"""

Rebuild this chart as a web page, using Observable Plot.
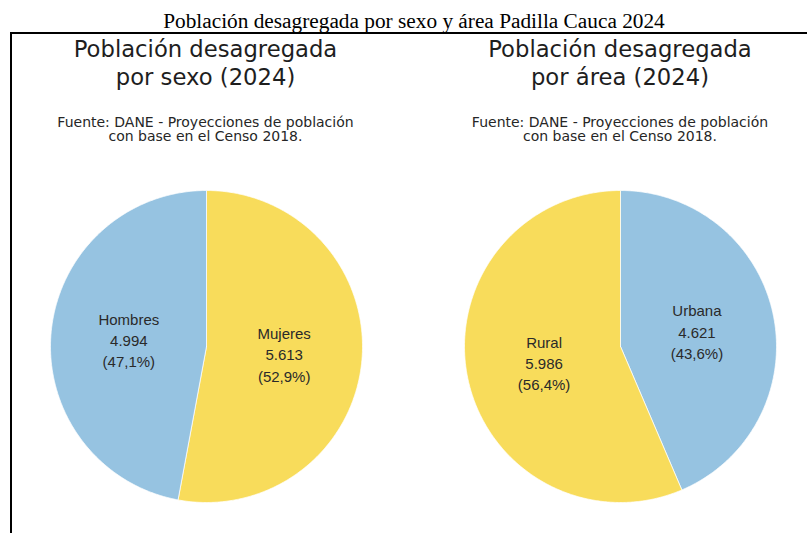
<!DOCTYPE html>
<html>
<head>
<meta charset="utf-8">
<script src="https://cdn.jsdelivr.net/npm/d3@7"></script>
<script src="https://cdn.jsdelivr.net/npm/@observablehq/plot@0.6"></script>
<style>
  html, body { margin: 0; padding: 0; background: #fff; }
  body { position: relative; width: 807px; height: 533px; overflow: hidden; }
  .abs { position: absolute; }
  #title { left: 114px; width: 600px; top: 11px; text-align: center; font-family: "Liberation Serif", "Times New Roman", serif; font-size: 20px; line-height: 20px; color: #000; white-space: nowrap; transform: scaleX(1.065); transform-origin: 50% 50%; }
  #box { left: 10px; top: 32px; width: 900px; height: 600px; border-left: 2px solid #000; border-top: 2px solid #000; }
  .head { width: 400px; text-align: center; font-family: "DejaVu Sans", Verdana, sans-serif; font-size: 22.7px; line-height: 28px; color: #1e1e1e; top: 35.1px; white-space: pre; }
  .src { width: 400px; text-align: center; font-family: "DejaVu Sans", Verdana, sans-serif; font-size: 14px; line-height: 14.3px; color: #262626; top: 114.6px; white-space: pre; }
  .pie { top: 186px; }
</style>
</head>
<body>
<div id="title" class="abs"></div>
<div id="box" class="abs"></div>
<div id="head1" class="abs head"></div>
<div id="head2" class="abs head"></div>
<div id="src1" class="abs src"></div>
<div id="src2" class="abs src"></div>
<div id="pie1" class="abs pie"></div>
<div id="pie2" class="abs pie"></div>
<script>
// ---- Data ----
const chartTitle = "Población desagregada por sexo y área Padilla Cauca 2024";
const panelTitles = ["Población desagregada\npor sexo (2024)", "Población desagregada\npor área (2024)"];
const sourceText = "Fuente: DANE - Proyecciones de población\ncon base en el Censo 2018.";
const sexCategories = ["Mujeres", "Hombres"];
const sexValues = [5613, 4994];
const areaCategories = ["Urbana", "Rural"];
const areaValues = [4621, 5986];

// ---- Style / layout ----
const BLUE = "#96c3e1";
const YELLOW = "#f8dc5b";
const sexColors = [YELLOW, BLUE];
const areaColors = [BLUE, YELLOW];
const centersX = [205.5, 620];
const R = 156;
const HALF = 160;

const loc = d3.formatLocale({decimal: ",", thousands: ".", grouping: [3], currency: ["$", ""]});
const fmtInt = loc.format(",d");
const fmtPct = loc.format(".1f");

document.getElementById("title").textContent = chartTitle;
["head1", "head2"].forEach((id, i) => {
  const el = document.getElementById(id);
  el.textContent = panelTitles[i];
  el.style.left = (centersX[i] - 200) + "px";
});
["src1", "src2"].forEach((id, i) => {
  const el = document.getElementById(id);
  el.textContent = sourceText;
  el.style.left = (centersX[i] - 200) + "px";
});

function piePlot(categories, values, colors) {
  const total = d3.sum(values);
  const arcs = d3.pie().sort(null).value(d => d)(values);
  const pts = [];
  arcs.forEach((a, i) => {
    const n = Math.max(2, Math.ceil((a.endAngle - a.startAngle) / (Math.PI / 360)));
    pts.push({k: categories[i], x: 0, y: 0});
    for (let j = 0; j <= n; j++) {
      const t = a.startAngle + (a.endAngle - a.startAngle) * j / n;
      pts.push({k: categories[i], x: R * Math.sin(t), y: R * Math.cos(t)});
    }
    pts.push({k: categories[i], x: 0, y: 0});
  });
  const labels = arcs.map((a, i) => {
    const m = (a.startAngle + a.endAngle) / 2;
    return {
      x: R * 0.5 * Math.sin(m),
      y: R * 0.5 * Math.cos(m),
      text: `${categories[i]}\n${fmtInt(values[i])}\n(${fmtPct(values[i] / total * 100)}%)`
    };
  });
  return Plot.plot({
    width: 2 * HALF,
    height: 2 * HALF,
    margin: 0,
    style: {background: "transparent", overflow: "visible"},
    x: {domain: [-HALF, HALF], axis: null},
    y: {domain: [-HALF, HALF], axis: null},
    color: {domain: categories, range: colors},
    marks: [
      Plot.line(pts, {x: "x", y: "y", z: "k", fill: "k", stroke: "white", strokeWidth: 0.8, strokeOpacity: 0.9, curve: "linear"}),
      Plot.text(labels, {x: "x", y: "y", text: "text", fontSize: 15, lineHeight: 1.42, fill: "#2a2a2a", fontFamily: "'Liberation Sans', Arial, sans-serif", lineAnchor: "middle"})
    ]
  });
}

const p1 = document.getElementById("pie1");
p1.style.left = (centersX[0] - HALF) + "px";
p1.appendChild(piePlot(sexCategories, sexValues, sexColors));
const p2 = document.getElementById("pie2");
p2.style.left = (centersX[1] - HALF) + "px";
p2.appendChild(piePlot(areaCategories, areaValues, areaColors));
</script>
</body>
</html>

"""

◆ SHORT EXERCISE
Every line above should be returned word for word, with the pictures left behind.

◆ WRITTEN ANSWER
Rebuild this chart as a web page, using Observable Plot.
<!DOCTYPE html>
<html>
<head>
<meta charset="utf-8">
<script src="https://cdn.jsdelivr.net/npm/d3@7"></script>
<script src="https://cdn.jsdelivr.net/npm/@observablehq/plot@0.6"></script>
<style>
  html, body { margin: 0; padding: 0; background: #fff; }
  body { position: relative; width: 807px; height: 533px; overflow: hidden; }
  .abs { position: absolute; }
  #title { left: 114px; width: 600px; top: 11px; text-align: center; font-family: "Liberation Serif", "Times New Roman", serif; font-size: 20px; line-height: 20px; color: #000; white-space: nowrap; transform: scaleX(1.065); transform-origin: 50% 50%; }
  #box { left: 10px; top: 32px; width: 900px; height: 600px; border-left: 2px solid #000; border-top: 2px solid #000; }
  .head { width: 400px; text-align: center; font-family: "DejaVu Sans", Verdana, sans-serif; font-size: 22.7px; line-height: 28px; color: #1e1e1e; top: 35.1px; white-space: pre; }
  .src { width: 400px; text-align: center; font-family: "DejaVu Sans", Verdana, sans-serif; font-size: 14px; line-height: 14.3px; color: #262626; top: 114.6px; white-space: pre; }
  .pie { top: 186px; }
</style>
</head>
<body>
<div id="title" class="abs"></div>
<div id="box" class="abs"></div>
<div id="head1" class="abs head"></div>
<div id="head2" class="abs head"></div>
<div id="src1" class="abs src"></div>
<div id="src2" class="abs src"></div>
<div id="pie1" class="abs pie"></div>
<div id="pie2" class="abs pie"></div>
<script>
// ---- Data ----
const chartTitle = "Población desagregada por sexo y área Padilla Cauca 2024";
const panelTitles = ["Población desagregada\npor sexo (2024)", "Población desagregada\npor área (2024)"];
const sourceText = "Fuente: DANE - Proyecciones de población\ncon base en el Censo 2018.";
const sexCategories = ["Mujeres", "Hombres"];
const sexValues = [5613, 4994];
const areaCategories = ["Urbana", "Rural"];
const areaValues = [4621, 5986];

// ---- Style / layout ----
const BLUE = "#96c3e1";
const YELLOW = "#f8dc5b";
const sexColors = [YELLOW, BLUE];
const areaColors = [BLUE, YELLOW];
const centersX = [205.5, 620];
const R = 156;
const HALF = 160;

const loc = d3.formatLocale({decimal: ",", thousands: ".", grouping: [3], currency: ["$", ""]});
const fmtInt = loc.format(",d");
const fmtPct = loc.format(".1f");

document.getElementById("title").textContent = chartTitle;
["head1", "head2"].forEach((id, i) => {
  const el = document.getElementById(id);
  el.textContent = panelTitles[i];
  el.style.left = (centersX[i] - 200) + "px";
});
["src1", "src2"].forEach((id, i) => {
  const el = document.getElementById(id);
  el.textContent = sourceText;
  el.style.left = (centersX[i] - 200) + "px";
});

function piePlot(categories, values, colors) {
  const total = d3.sum(values);
  const arcs = d3.pie().sort(null).value(d => d)(values);
  const pts = [];
  arcs.forEach((a, i) => {
    const n = Math.max(2, Math.ceil((a.endAngle - a.startAngle) / (Math.PI / 360)));
    pts.push({k: categories[i], x: 0, y: 0});
    for (let j = 0; j <= n; j++) {
      const t = a.startAngle + (a.endAngle - a.startAngle) * j / n;
      pts.push({k: categories[i], x: R * Math.sin(t), y: R * Math.cos(t)});
    }
    pts.push({k: categories[i], x: 0, y: 0});
  });
  const labels = arcs.map((a, i) => {
    const m = (a.startAngle + a.endAngle) / 2;
    return {
      x: R * 0.5 * Math.sin(m),
      y: R * 0.5 * Math.cos(m),
      text: `${categories[i]}\n${fmtInt(values[i])}\n(${fmtPct(values[i] / total * 100)}%)`
    };
  });
  return Plot.plot({
    width: 2 * HALF,
    height: 2 * HALF,
    margin: 0,
    style: {background: "transparent", overflow: "visible"},
    x: {domain: [-HALF, HALF], axis: null},
    y: {domain: [-HALF, HALF], axis: null},
    color: {domain: categories, range: colors},
    marks: [
      Plot.line(pts, {x: "x", y: "y", z: "k", fill: "k", stroke: "white", strokeWidth: 0.8, strokeOpacity: 0.9, curve: "linear"}),
      Plot.text(labels, {x: "x", y: "y", text: "text", fontSize: 15, lineHeight: 1.42, fill: "#2a2a2a", fontFamily: "'Liberation Sans', Arial, sans-serif", lineAnchor: "middle"})
    ]
  });
}

const p1 = document.getElementById("pie1");
p1.style.left = (centersX[0] - HALF) + "px";
p1.appendChild(piePlot(sexCategories, sexValues, sexColors));
const p2 = document.getElementById("pie2");
p2.style.left = (centersX[1] - HALF) + "px";
p2.appendChild(piePlot(areaCategories, areaValues, areaColors));
</script>
</body>
</html>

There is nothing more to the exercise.